Posteriormente, el concepto de interés surge y se separa del de
usura en el pensamiento económico medieval. Por tanto, el dinero
no solo será un medio conveniente de intercambio, sino un capital
que puede incrementarse. Se acepta que se pueden obtener beneficios con
el dinero sin correr riesgos ni hacer esfuerzo. Estamos, pues, ante el
paso de una economía basada en los recursos naturales, a otra basada
en el dinero, moderna. Diana Wood nos muestra la ironía de que fuese
precisamente un papa quien hiciese esta separación entre el interés
y la usura (por lo demás, los derechos de propiedad privada, la
riqueza, el comercio, el estatus comercial y las funciones del dinero
también
recibirán una justificación retrospectiva de la Iglesia).
Finalmente,
nos podemos acercar
a uno de los principios éticos fundamentales del pensamiento económico
medieval.
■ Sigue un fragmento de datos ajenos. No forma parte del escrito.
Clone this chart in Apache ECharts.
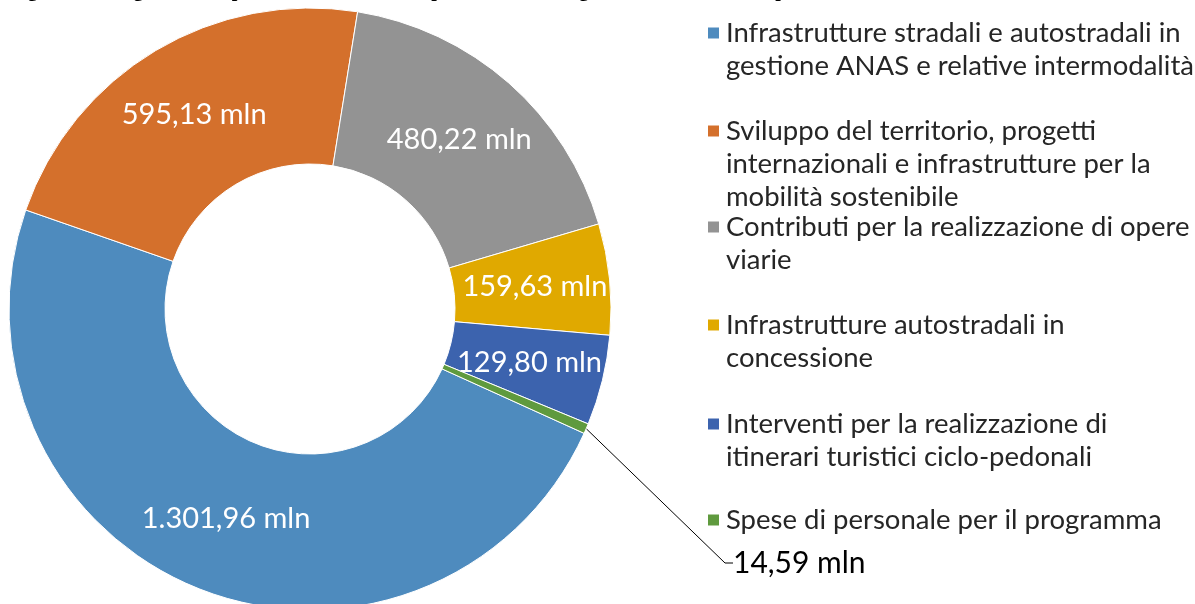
<!DOCTYPE html>
<html lang="it">
<head>
    <meta charset="UTF-8">
    <title>Ripartizione risorse</title>
    <script src="https://cdn.jsdelivr.net/npm/echarts@6/dist/echarts.min.js"></script>
    <style>
        html, body { margin: 0; padding: 0; background: #fff; }
    </style>
</head>
<body>
    <div id="main" style="width:1195px;height:604px;"></div>

    <script>
        // voci della legenda (a capo come nel grafico originale)
        const categories = [
            "Infrastrutture stradali e autostradali in\ngestione ANAS e relative intermodalità",
            "Sviluppo del territorio, progetti\ninternazionali e infrastrutture per la\nmobilità sostenibile",
            "Contributi per la realizzazione di opere\nviarie",
            "Infrastrutture autostradali in\nconcessione",
            "Interventi per la realizzazione di\nitinerari turistici ciclo-pedonali",
            "Spese di personale per il programma"
        ];
        // milioni di euro
        const values = [1301.96, 595.13, 480.22, 159.63, 129.80, 14.59];
        const colors = ['#4e8bbe', '#d4702c', '#939393', '#e0a900', '#3c63ae', '#5f9a3e'];
        // y del centro della prima riga di ogni voce
        const legendRows = [33, 131, 227, 325, 424, 520];

        const FONT = 'Lato';
        const LINE_H = 33;

        // formato italiano: 1.301,96
        function fmtIt(v) {
            const parts = v.toFixed(2).split('.');
            const int = parts[0].replace(/\B(?=(\d{3})+(?!\d))/g, '.');
            return int + ',' + parts[1] + ' mln';
        }

        const legends = categories.map(function (name, i) {
            const n = name.split('\n').length;
            return {
                data: [name],
                left: 706,
                top: legendRows[i] - (2 * n - 1) * LINE_H / 2,
                padding: 0,
                itemWidth: 13,
                itemHeight: 13,
                icon: 'rect',
                selectedMode: false,
                // righe vuote davanti: l'icona resta sulla prima riga
                formatter: function (s) {
                    return '\n'.repeat(n - 1) + s;
                },
                textStyle: {
                    fontFamily: FONT,
                    fontSize: 27.5,
                    lineHeight: LINE_H,
                    color: '#262626',
                    padding: [0, 0, 0, 1]
                }
            };
        });

        const pieData = categories.map(function (name, i) {
            const item = { name: name, value: values[i] };
            if (i === 5) {
                item.label = {
                    position: 'outside',
                    color: '#000',
                    fontSize: 30
                };
                item.labelLine = {
                    show: true,
                    length: 10,
                    length2: 8,
                    lineStyle: { color: '#000', width: 1 }
                };
            }
            return item;
        });

        const option = {
            animation: false,
            color: colors,
            graphic: [{
                type: 'text',
                left: 10,
                top: -19,
                style: {
                    text: 'Figura 1 – Programma: ripartizione delle risorse per ambito strategico del settore del trasporto stradale e autostradale',
                    font: 'bold 20px "Liberation Serif"',
                    fill: '#000'
                }
            }],
            legend: legends,
            series: [{
                type: 'pie',
                center: [310, 309],
                radius: [145, 301],
                startAngle: -24.4,
                clockwise: true,
                avoidLabelOverlap: false,
                itemStyle: { borderColor: '#fff', borderWidth: 1 },
                label: {
                    show: true,
                    position: 'inside',
                    color: '#fff',
                    fontFamily: FONT,
                    fontSize: 29,
                    formatter: function (p) { return fmtIt(p.value); }
                },
                labelLine: { show: false },
                labelLayout: function (p) {
                    if (p.dataIndex === 5) {
                        return { x: 733, y: 563, align: 'left', verticalAlign: 'middle' };
                    }
                },
                emphasis: { disabled: true },
                data: pieData
            }]
        };

        const myChart = echarts.init(document.getElementById('main'));
        myChart.setOption(option);
    </script>
</body>
</html>
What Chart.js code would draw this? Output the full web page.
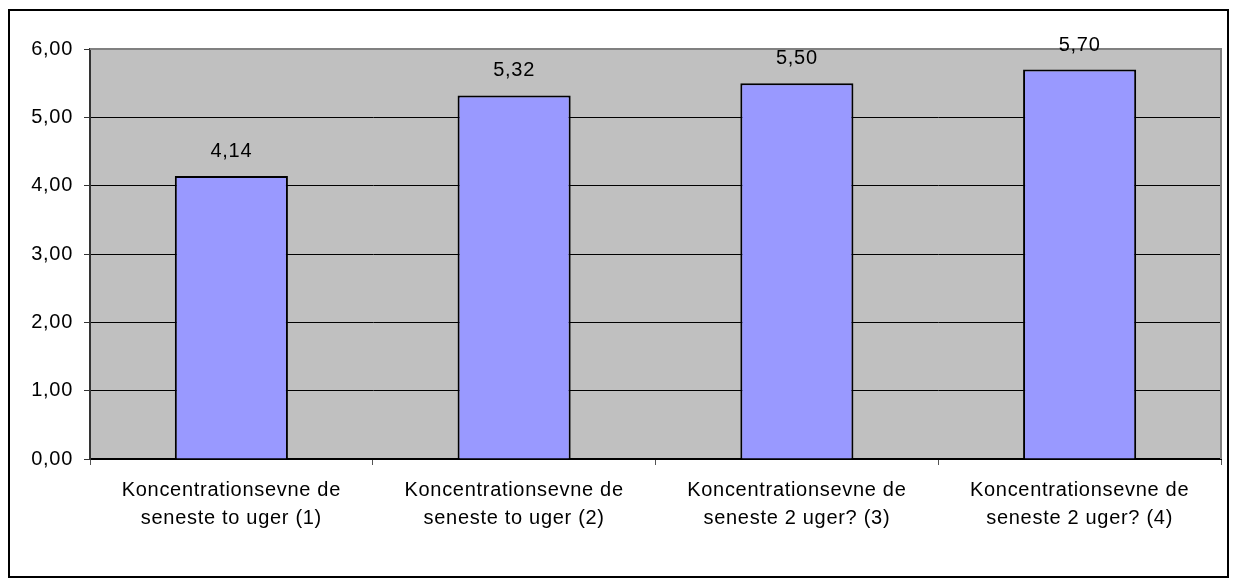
<!DOCTYPE html>
<html>
<head>
<meta charset="utf-8">
<script src="https://cdn.jsdelivr.net/npm/chart.js@4/dist/chart.umd.min.js"></script>
<style>
  html, body { margin: 0; padding: 0; background: #fff; overflow: hidden; }
  #wrap { position: relative; width: 1236px; height: 585px; }
</style>
</head>
<body>
<div id="wrap"><canvas id="chart"></canvas></div>
<script>
// data
const categories = [
  ["Koncentrationsevne de", "seneste to uger (1)"],
  ["Koncentrationsevne de", "seneste to uger (2)"],
  ["Koncentrationsevne de", "seneste 2 uger? (3)"],
  ["Koncentrationsevne de", "seneste 2 uger? (4)"],
];
const values = [4.14, 5.32, 5.5, 5.7];
const yTickLabels = ["0,00", "1,00", "2,00", "3,00", "4,00", "5,00", "6,00"];

const FONT = "'Liberation Sans', Arial, sans-serif";
const fmt = (v) => v.toFixed(2).replace(".", ",");

// grey plot area + frame around the whole chart
const plotArea = {
  id: "plotArea",
  beforeDraw(chart) {
    const { ctx, chartArea: a } = chart;
    ctx.letterSpacing = "0.7px";
    ctx.save();
    ctx.fillStyle = "#C0C0C0";
    ctx.fillRect(a.left, a.top, a.right - a.left, a.bottom - a.top);
    ctx.restore();
  },
  beforeDatasetsDraw(chart) {
    const { ctx, chartArea: a } = chart;
    ctx.save();
    ctx.strokeStyle = "#808080";
    ctx.lineWidth = 2;
    ctx.beginPath();
    ctx.moveTo(a.left, a.top);
    ctx.lineTo(a.right, a.top);
    ctx.lineTo(a.right, a.bottom);
    ctx.stroke();
    ctx.restore();
  },
  afterDraw(chart) {
    const { ctx } = chart;
    ctx.save();
    ctx.strokeStyle = "#000";
    ctx.lineWidth = 2;
    ctx.strokeRect(9, 10, 1219, 567);
    ctx.restore();
  },
};

// value labels above bars
const barLabels = {
  id: "barLabels",
  afterDatasetsDraw(chart) {
    const { ctx } = chart;
    const meta = chart.getDatasetMeta(0);
    ctx.save();
    ctx.font = "20px " + FONT;
    ctx.fillStyle = "#000";
    ctx.textAlign = "center";
    ctx.textBaseline = "alphabetic";
    meta.data.forEach((bar, i) => {
      ctx.fillText(fmt(values[i]), bar.x, bar.y - 19);
    });
    ctx.restore();
  },
};

new Chart(document.getElementById("chart"), {
  type: "bar",
  data: {
    labels: categories,
    datasets: [
      {
        data: values,
        backgroundColor: "#9999FF",
        borderColor: "#000",
        borderWidth: 2,
        borderSkipped: "start",
        categoryPercentage: 1,
        barPercentage: 0.40,
      },
    ],
  },
  options: {
    responsive: true,
    maintainAspectRatio: false,
    animation: false,
    layout: { padding: { left: 0, top: 49, right: 15, bottom: 0 } },
    plugins: {
      legend: { display: false },
      tooltip: { enabled: false },
    },
    scales: {
      x: {
        afterFit: (s) => { s.height = 126; },
        grid: {
          display: true,
          drawOnChartArea: false,
          drawTicks: true,
          tickLength: 6,
          tickColor: "#555",
        },
        border: { color: "#000", width: 2 },
        ticks: {
          color: "#000",
          padding: 11,
          maxRotation: 0,
          autoSkip: false,
          font: { family: FONT, size: 20, lineHeight: 1.4 },
        },
      },
      y: {
        min: 0,
        max: 6,
        afterFit: (s) => { s.width = 90; },
        grid: {
          color: (c) => (c.tick && c.tick.value === 6 ? "#808080" : "#000"),
          lineWidth: 1,
          tickLength: 6,
          tickColor: "#333",
        },
        border: { color: "#333", width: 2 },
        ticks: {
          stepSize: 1,
          color: "#000",
          padding: 11,
          font: { family: FONT, size: 20 },
          callback: (v, i) => yTickLabels[i],
        },
      },
    },
  },
  plugins: [plotArea, barLabels],
});
</script>
</body>
</html>
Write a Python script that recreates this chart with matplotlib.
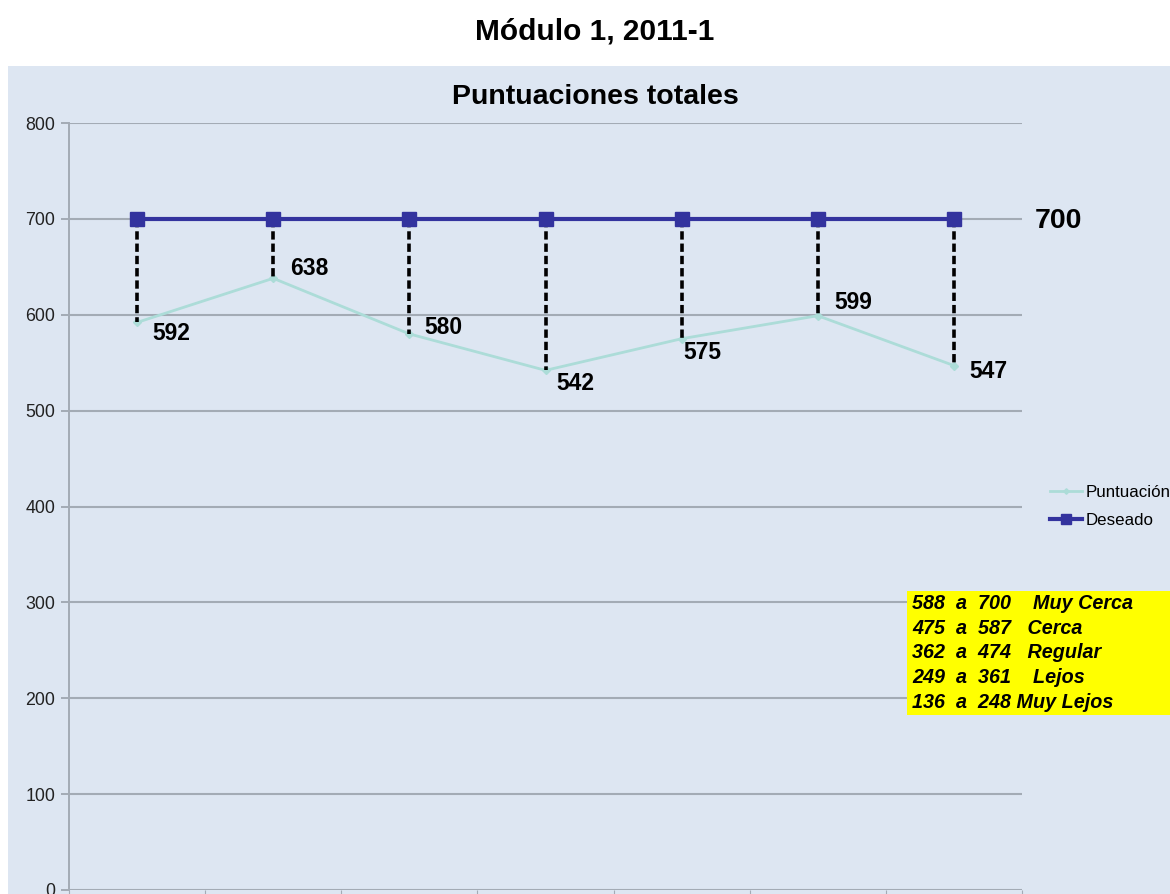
import matplotlib.pyplot as plt
from matplotlib.patches import Rectangle

plt.rcParams['font.family'] = ['Liberation Sans', 'DejaVu Sans']

# data
categorias = ["1", "2", "3", "4", "5", "6", "7"]
puntuacion = [592, 638, 580, 542, 575, 599, 547]
deseado = [700, 700, 700, 700, 700, 700, 700]
rangos = [
    "588  a  700    Muy Cerca",
    "475  a  587   Cerca",
    "362  a  474   Regular",
    "249  a  361    Lejos",
    "136  a  248 Muy Lejos",
]
# label offsets (pixels) for the data labels
offsets = [(15, -11), (17, 10), (15, 6), (11, -13), (2, -14), (17, 13), (15, -6)]

W, H = 1170, 894
fig = plt.figure(figsize=(W / 100, H / 100), dpi=100)
fig.patch.set_facecolor("white")

bg = "#dde6f2"
fig.patches.append(Rectangle((8 / W, 0), 1 - 8 / W, 1 - 66 / H,
                             transform=fig.transFigure, facecolor=bg,
                             edgecolor="none", zorder=-5))

fig.text(595 / W, 1 - 32 / H, "Módulo 1, 2011-1", ha="center", va="center",
         fontsize=21.5, fontweight="bold")
fig.text(595 / W, 1 - 97 / H, "Puntuaciones totales", ha="center", va="center",
         fontsize=20.5, fontweight="bold")

ax = fig.add_axes([69 / W, 1 - 890 / H, (1022 - 69) / W, (890 - 123) / H])
ax.set_facecolor(bg)

x = list(range(len(categorias)))

ax.set_ylim(0, 800)
ax.set_xlim(-0.5, len(categorias) - 0.5)
ax.set_yticks(range(0, 801, 100))
ax.yaxis.grid(True, color="#a3abb5", linewidth=1.5)
ax.set_axisbelow(True)
ax.set_xticks([i - 0.5 for i in range(len(categorias) + 1)])
ax.set_xticklabels([])
ax.tick_params(axis="y", labelsize=12.8, labelcolor="#222222", color="#a3abb5",
               length=6, width=1.4, pad=4)
ax.tick_params(axis="x", color="#a3abb5", length=5, direction="out")
for s in ["top", "right", "bottom"]:
    ax.spines[s].set_visible(False)
ax.spines["left"].set_color("#a3abb5")
ax.spines["left"].set_linewidth(1.4)

# dashed gaps
for xi, p, d in zip(x, puntuacion, deseado):
    ax.plot([xi, xi], [d, p], color="black", linestyle=(0, (2.3, 1.1)),
            linewidth=2.6, zorder=3)

ax.plot(x, puntuacion, color="#acdcd8", linewidth=2, marker="D",
        markersize=4, label="Puntuación", zorder=2)
ax.plot(x, deseado, color="#33339e", linewidth=3, marker="s",
        markersize=10, label="Deseado", zorder=4)

for xi, p, (dx, dy) in zip(x, puntuacion, offsets):
    ax.annotate(str(p), (xi, p), xytext=(dx, dy), textcoords="offset pixels",
                ha="left", va="center", fontsize=16.5, fontweight="bold")

fig.text(1035 / W, 1 - 221 / H, str(deseado[-1]), ha="left", va="center",
         fontsize=20.5, fontweight="bold")

ax.legend(loc="upper left", bbox_to_anchor=(1050 / W, 1 - 485 / H),
          bbox_transform=fig.transFigure, frameon=False, fontsize=12.2,
          handlelength=1.9, handletextpad=0.2, labelspacing=0.75,
          borderaxespad=0, borderpad=0, markerscale=0.7)

fig.patches.append(Rectangle((907 / W, 1 - 715 / H), 1 - 907 / W, (715 - 591) / H,
                             transform=fig.transFigure, facecolor="#ffff00",
                             edgecolor="none", zorder=5))
fig.text(912 / W, 1 - 653 / H, "\n".join(rangos), ha="left", va="center",
         fontsize=14.2, fontweight="bold", fontstyle="italic",
         linespacing=1.38, zorder=6)

fig.savefig("out.png", dpi=100)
Se trata de la imposición de un justo medio en el sentido
de un equilibrio justo y moralmente correcto. Tal idea es tácita
en todos los aspectos de la economía medieval a los que Diana Wood
acerca su mirada escrutadora: el equilibrio entre los derechos de
propiedad
privada y comunal, la redistribución de los recursos entre los ricos
y los pobres, el uso de dinero como un medio imparcial por medio del
cual
se podían medir todas las cosas, y, finalmente, los negocios (entre
compradores y vendedores, entre productores y consumidores, entre
empleadores
y empleados, y también entre prestamistas y prestatarios).